On Fri, 16 Apr 2004, Jeff Waugh wrote:

> <quote who="David">
>
> > I want to send mail for an alias into a file thus:
> >
> > /etc/aliases:
> > foo: /home/david/foo/foomail
> >
> > but I get a permission problem with it. The mail bounces with a permission
> > denied message, even if I make /home/david/foo world writable.
> > If I send foo's mail to /tmp/foomail it works exactly as I would like it,
> > but creating a file owned by "nobody".
> >
> > Is there anyway to give "david" ownership of /home/david/foo/foomail?
>
> What you mean with "foo: /dir/file" really is "put mail into file". But what
> you really mean to say is "pipe mail into command", which is different.

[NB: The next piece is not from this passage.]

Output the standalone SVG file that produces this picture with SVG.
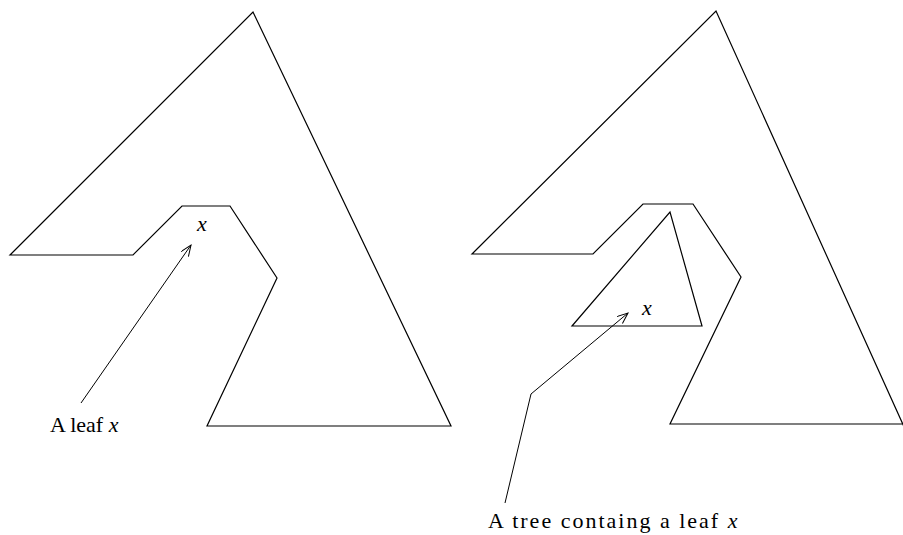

Like
> this:
>
>   foo: |/usr/bin/procmail


No.. what I really mean is BOTH... two seperate exercises.
Quoting from man aliases:

       /file/name
              Mail is appended to /file/name.

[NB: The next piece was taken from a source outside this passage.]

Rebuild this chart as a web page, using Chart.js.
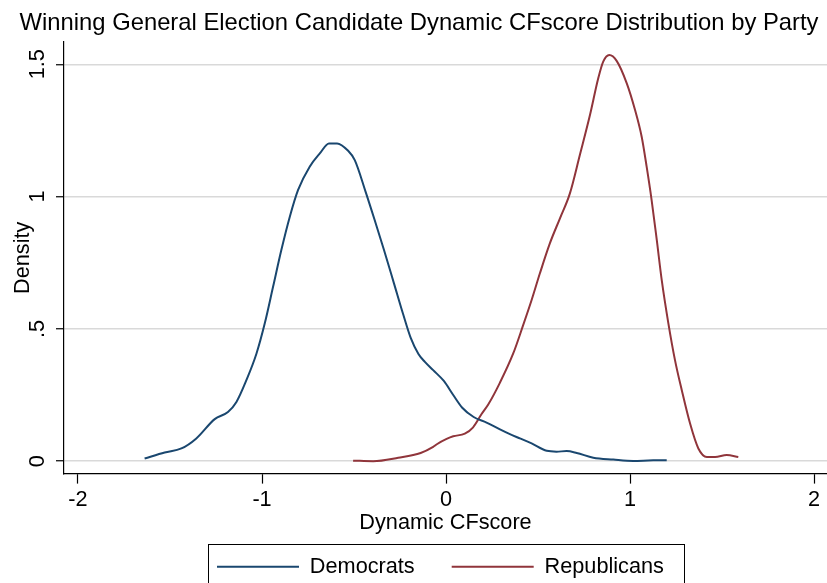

which works fine for /tmp/ but not for /home/xxx/
In any case, the resulting file belongs has permissions thus:
-rw-------    1 nobody   david         442 Apr 16 11:06 test
and I would like to make it something more useful.

Apart from that, I'm messing around  with a piped command from
/etc/aliases but finding the permissions really confusing. Is there a
write up on this subject somewhere? I think the two problems are related.